Ela toma como exemplo o entendimento de Maria como “medianeira”. O texto do Vaticano diz: “Ela, a primeira redimida, não pode ter sido medianeira da mesma graça que ela mesma recebeu”.

“Isto significa que Maria não distribui graças à revelia de Jesus. A teologia expressa na oração Ave Maria” diz que Maria pode rogar por nós e não, salvar-nos”, contextualiza a antropóloga. “A expressão Maria medianeira, portanto surge desta possibilidade de mediação perante Jesus e não da mediação direta junto a Deus. Mas, devido a possibilidade de compreensões equivocadas, recomenda-se que seja evitado o uso deste vocativo mariano.”

Diz o texto papal: “A expressão ‘mediação participada’ pode expressar um sentido preciso e precioso do lugar de Maria, porém, se inadequadamente compreendida, poderia facilmente obscurecê-lo e até contradizê-lo. A mediação de Cristo, que sob alguns aspectos pode ser ‘inclusiva’ ou participada, sob outros aspectos é exclusiva e incomunicável.”

“O documento não rebaixa Maria. Exalta Cristo”, pontua Tasso. “Não diz que Maria não deve ser venerada, não muda essa posição histórica do catolicismo, nem o papel que Maria tem.”

Paiva concorda que o documento não rebaixa Maria. Ao contrário, engrandece. “Qualquer pessoa poderia ser chamado de corredentor, à medida que oferecesse seu sacrifício, unisse o seu sacrifício ao de Cristo”, comenta. “Mas mãe do redentor só tem uma.” Segundo sua visão, o documento “amplia o foco sobre Maria”.

“Ela não foi rebaixada. Ela foi recolocada, contemplada sob o ângulo mais aberto e mais conforme a mariologia contemporânea”, diz o professor.

“No âmbito popular isso tem pouco efeito. No âmbito pastoral, algumas iniciativas precisarão ser readequadas, reformuladas. Até agora, o grande impacto vai ser em quem mais está chiando, em quem está reclamando nas redes sociais. São os ultraconservadores e conservadores que faziam essa figura realesca de Maria, dando a ela uma lógica de poder.”

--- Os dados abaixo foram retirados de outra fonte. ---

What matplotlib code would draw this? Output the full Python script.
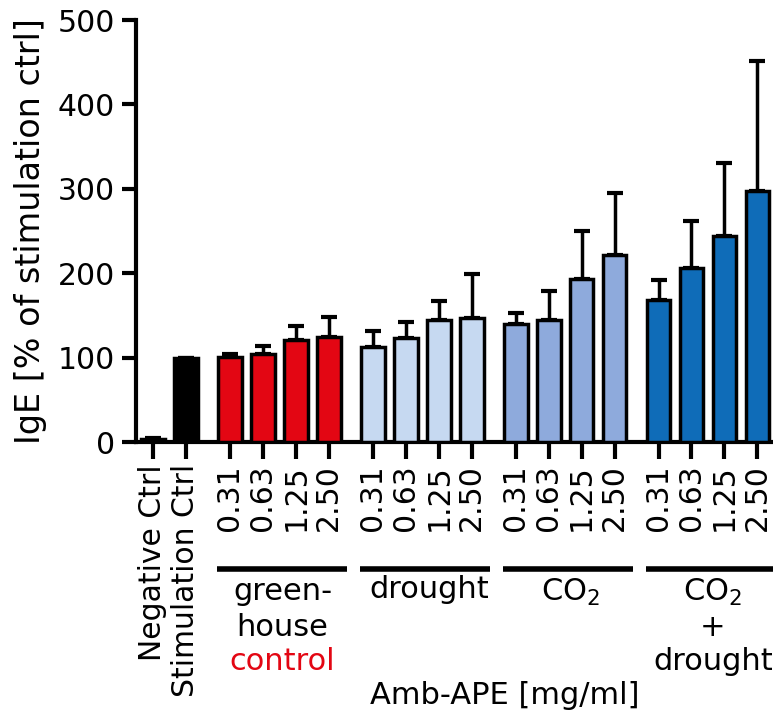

“Parece-me um direcionamento teológico mais claro, visto que a devoção é sustentada, mas, por assim dizer, certas arestas são aparadas. Esse suposto freio é, a meu ver, uma tentativa correção doutrinal”, diz Darius. “Maria nunca teve, tem ou terá um papel de coadjuvante na fé católica. E particularmente não acredito que essa nota vá mudar significativamente a forma de encarar Maria em muitas comunidades, que desde muitas gerações encontraram e continuaram encontrando na pessoa da mãe de Cristo conforto e mediação.”

“O documento também fala que a figura de Maria não deve ser usada politicamente por grupos. Isso é muito comum: pessoas usam a figura de Maria dizendo ‘aqui estamos rezando em prol da grande vitória’. O documento questiona isso”, assinala Paiva.

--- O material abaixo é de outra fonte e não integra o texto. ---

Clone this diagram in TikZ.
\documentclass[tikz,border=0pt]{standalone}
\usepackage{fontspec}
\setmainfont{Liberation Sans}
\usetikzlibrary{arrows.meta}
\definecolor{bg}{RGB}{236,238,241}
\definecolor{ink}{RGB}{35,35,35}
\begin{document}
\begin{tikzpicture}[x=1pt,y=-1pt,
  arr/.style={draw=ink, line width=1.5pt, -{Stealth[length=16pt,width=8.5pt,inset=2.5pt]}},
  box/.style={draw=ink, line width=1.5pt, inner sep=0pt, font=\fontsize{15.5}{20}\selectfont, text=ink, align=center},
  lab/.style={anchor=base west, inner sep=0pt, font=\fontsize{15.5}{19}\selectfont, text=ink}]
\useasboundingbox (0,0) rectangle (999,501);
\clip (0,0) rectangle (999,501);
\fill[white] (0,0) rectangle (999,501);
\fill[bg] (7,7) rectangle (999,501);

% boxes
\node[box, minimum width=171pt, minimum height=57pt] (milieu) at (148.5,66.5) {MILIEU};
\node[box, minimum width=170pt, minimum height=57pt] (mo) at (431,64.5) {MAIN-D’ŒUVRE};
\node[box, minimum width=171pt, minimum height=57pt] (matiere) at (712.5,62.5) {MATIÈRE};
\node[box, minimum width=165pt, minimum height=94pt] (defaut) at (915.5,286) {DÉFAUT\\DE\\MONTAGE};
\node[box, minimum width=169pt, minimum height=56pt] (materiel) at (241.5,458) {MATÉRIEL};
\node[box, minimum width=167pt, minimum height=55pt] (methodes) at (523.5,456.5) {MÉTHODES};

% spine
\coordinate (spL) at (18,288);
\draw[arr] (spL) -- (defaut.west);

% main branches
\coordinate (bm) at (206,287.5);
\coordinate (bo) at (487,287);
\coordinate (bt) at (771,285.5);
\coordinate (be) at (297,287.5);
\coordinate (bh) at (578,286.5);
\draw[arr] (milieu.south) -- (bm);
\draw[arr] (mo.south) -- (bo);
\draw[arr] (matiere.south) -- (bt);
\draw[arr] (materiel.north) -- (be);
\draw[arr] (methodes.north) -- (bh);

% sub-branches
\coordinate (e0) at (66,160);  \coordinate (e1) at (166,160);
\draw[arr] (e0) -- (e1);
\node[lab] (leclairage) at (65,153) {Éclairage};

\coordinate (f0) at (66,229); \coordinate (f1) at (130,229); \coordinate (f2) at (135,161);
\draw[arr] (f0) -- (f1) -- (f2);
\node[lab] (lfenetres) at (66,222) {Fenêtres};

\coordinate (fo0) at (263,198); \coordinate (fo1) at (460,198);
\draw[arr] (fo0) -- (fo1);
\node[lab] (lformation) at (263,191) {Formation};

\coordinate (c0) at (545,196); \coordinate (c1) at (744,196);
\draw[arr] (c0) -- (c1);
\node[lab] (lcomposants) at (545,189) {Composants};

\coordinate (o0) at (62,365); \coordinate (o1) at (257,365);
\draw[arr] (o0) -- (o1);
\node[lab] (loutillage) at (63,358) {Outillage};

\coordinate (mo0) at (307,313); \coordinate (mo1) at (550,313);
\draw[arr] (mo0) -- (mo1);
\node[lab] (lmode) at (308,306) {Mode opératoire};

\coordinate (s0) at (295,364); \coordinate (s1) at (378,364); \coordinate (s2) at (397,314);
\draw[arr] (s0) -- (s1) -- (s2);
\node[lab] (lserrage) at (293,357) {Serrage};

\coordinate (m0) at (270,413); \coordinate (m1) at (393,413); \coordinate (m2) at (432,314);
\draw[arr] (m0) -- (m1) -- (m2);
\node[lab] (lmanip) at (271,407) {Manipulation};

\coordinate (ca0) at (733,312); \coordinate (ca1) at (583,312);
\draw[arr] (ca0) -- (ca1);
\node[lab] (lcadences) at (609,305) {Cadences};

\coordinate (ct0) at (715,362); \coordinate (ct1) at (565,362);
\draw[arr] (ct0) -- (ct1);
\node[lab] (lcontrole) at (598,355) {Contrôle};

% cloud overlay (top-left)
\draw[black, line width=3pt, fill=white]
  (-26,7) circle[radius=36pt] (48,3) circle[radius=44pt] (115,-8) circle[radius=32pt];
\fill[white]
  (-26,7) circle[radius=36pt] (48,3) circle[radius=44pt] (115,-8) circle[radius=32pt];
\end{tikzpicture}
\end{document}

Diálogo ecumênico com os evangélicos

Foto preta e branca mostra papa em um carro passando no meio de várias pessoas com bandeiras do Brasil e cartazes
Legenda da foto, Papa João Paulo 2º em missa dedicada a Nossa Senhora celebrada no Santuário Nacional de Aparecida, em 1980

“Não é uma reação católica [ao avanço evangélico]”, defende Paiva. “Mas o documento tem uma preocupação ecumênica.” Ele comenta que pela maneira como os católicos tratam Maria, muitas vezes o diálogo com os demais cristãos se torna “ainda mais desafiador”. Ao promover esse ajuste, portanto, o papa pode favorecer pontes mais sólidas com outros segmentos cristãos.

Para o teólogo Tasso, o documento do pontificado de Leão 14 promove um “diálogo melhor” com o mundo “especialmente evangélico”.

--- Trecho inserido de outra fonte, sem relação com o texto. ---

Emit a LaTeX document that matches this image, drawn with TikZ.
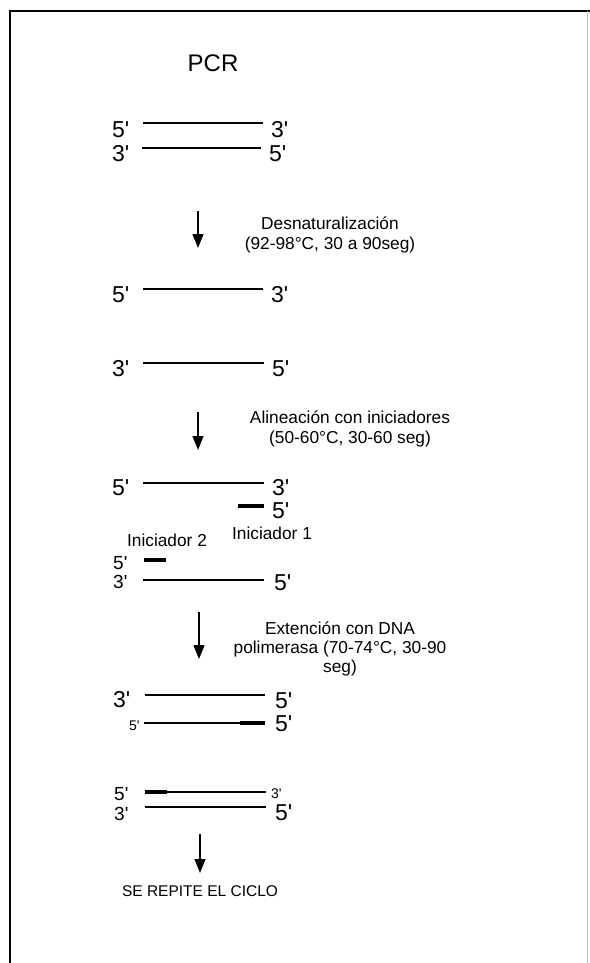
\documentclass[tikz,border=0pt]{standalone}
\usepackage{fontspec}
\newfontfamily\lab{Liberation Sans}
\usetikzlibrary{arrows.meta}
\begin{document}
\begin{tikzpicture}[x=1pt,y=-1pt,
  big/.style={inner sep=0pt,anchor=base west,text height=.72em,text depth=0pt,font=\lab\fontsize{23}{23}\selectfont},
  mid/.style={big,font=\lab\fontsize{19}{19}\selectfont},
  sml/.style={inner sep=0pt,anchor=base west,text height=.72em,text depth=0pt,font=\lab\fontsize{14}{14}\selectfont},
  lbl/.style={inner sep=0pt,align=center,font=\lab\fontsize{17.3}{20}\selectfont},
  strand/.style={line width=1.6pt},
  primer/.style={line width=4pt},
  stepar/.style={line width=1.3pt,-{Triangle[width=11pt,length=14pt]}}]
\useasboundingbox (0,0) rectangle (589,963);
% frame
\draw[line width=2.4pt] (10,966) -- (10,11) -- (592,11);
\draw[line width=0.8pt,black!25] (587,11) -- (587,963);
% title
\node[inner sep=0pt,font=\lab\fontsize{24}{24}\selectfont] (title) at (213,63) {PCR};
% row 1 and 2
\node[big] (r1l) at (112,137) {5'};
\node[big] (r1r) at (271,137) {3'};
\coordinate (r1a) at (143,123); \coordinate (r1b) at (263,123);
\draw[strand] (r1a) -- (r1b);
\node[big] (r2l) at (112,161) {3'};
\node[big] (r2r) at (269,161) {5'};
\coordinate (r2a) at (142,148); \coordinate (r2b) at (261,148);
\draw[strand] (r2a) -- (r2b);
% arrow 1
\coordinate (a1s) at (198,211); \coordinate (a1e) at (198,248);
\draw[stepar] (a1s) -- (a1e);
\node[lbl] (t1) at (330,235) {Desnaturalización\\(92-98°C, 30 a 90seg)};
% row 3 and 4
\node[big] (r3l) at (112,302) {5'};
\node[big] (r3r) at (271,302) {3'};
\coordinate (r3a) at (143,289); \coordinate (r3b) at (263,289);
\draw[strand] (r3a) -- (r3b);
\node[big] (r4l) at (112,376) {3'};
\node[big] (r4r) at (272,376) {5'};
\coordinate (r4a) at (143,363); \coordinate (r4b) at (264,363);
\draw[strand] (r4a) -- (r4b);
% arrow 2
\coordinate (a2s) at (198,412); \coordinate (a2e) at (198,450);
\draw[stepar] (a2s) -- (a2e);
\node[lbl] (t2) at (350,429) {Alineación con iniciadores\\(50-60°C, 30-60 seg)};
% row 5 with primer 1
\node[big] (r5l) at (112,495) {5'};
\node[big] (r5r) at (272,495) {3'};
\coordinate (r5a) at (143,483); \coordinate (r5b) at (264,483);
\draw[strand] (r5a) -- (r5b);
\coordinate (p1a) at (238,506); \coordinate (p1b) at (264,506);
\draw[primer] (p1a) -- (p1b);
\node[big] (p1r) at (272,518) {5'};
\node[lbl] (i1) at (272,533) {Iniciador 1};
\node[lbl] (i2) at (167,540) {Iniciador 2};
% primer 2 and row 7
\node[mid] (p2l) at (113,569) {5'};
\coordinate (p2a) at (144,560); \coordinate (p2b) at (166,560);
\draw[primer] (p2a) -- (p2b);
\node[mid] (r7l) at (113,588) {3'};
\node[big] (r7r) at (274,590) {5'};
\coordinate (r7a) at (143,580); \coordinate (r7b) at (264,580);
\draw[strand] (r7a) -- (r7b);
% arrow 3
\coordinate (a3s) at (199,612); \coordinate (a3e) at (199,659);
\draw[stepar] (a3s) -- (a3e);
\node[lbl,font=\lab\fontsize{17.3}{19}\selectfont] (t3) at (340,649) {Extención con DNA\\polimerasa (70-74°C, 30-90\\seg)};
% row 8 and 9
\node[big] (r8l) at (113,707) {3'};
\node[big] (r8r) at (275,708) {5'};
\coordinate (r8a) at (145,695); \coordinate (r8b) at (265,695);
\draw[strand] (r8a) -- (r8b);
\node[sml] (r9l) at (129,730) {5'};
\coordinate (r9a) at (144,723); \coordinate (r9b) at (265,723); \coordinate (r9c) at (240,723);
\draw[strand] (r9a) -- (r9b);
\draw[primer] (r9c) -- (r9b);
\node[big] (r9r) at (275,731) {5'};
% row 10 and 11
\node[mid] (r10l) at (114,800) {5'};
\node[sml] (r10r) at (271,798) {3'};
\coordinate (r10a) at (145,792); \coordinate (r10b) at (266,792); \coordinate (r10c) at (167,792);
\draw[strand] (r10a) -- (r10b);
\draw[primer] (r10a) -- (r10c);
\node[mid] (r11l) at (114,820) {3'};
\node[big] (r11r) at (275,820) {5'};
\coordinate (r11a) at (145,807); \coordinate (r11b) at (266,807);
\draw[strand] (r11a) -- (r11b);
% arrow 4
\coordinate (a4s) at (200,834); \coordinate (a4e) at (200,873);
\draw[stepar] (a4s) -- (a4e);
\node[inner sep=0pt,font=\lab\fontsize{15.5}{16}\selectfont] (rep) at (200,891) {SE REPITE EL CICLO};
\end{tikzpicture}
\end{document}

“Não há dúvida de que esse esclarecimento católico é uma reação ao movimento evangélico cada vez mais crescente, que critica duramente essa ideia de Maria como um ser quase divino, com prerrogativas quase divinas”, destaca ele.

Darius afirma que a nota da Igreja “é claramente ecumênica”. “Entendo que tal fator ecumênico seja uma forte razão, sim, para que a Igreja Católica desencoraje certos títulos. Ao afirmar que Cristo é o único redentor e mediador, [o catolicismo] tenta subsidiar uma aproximação, visto que a questão é um grande obstáculo teológico ao diálogo [com outras igrejas cristãs].

Meyer não crê que a motivação de Leão tenha sido o avanço evangélico. “É verdade, porém, que o critério maior sobre o papel especial de Maria na redenção acaba por criar uma maior possibilidade de diálogo entre as duas grandes vertentes do cristianismo: catolicismo e protestantismo”, pondera.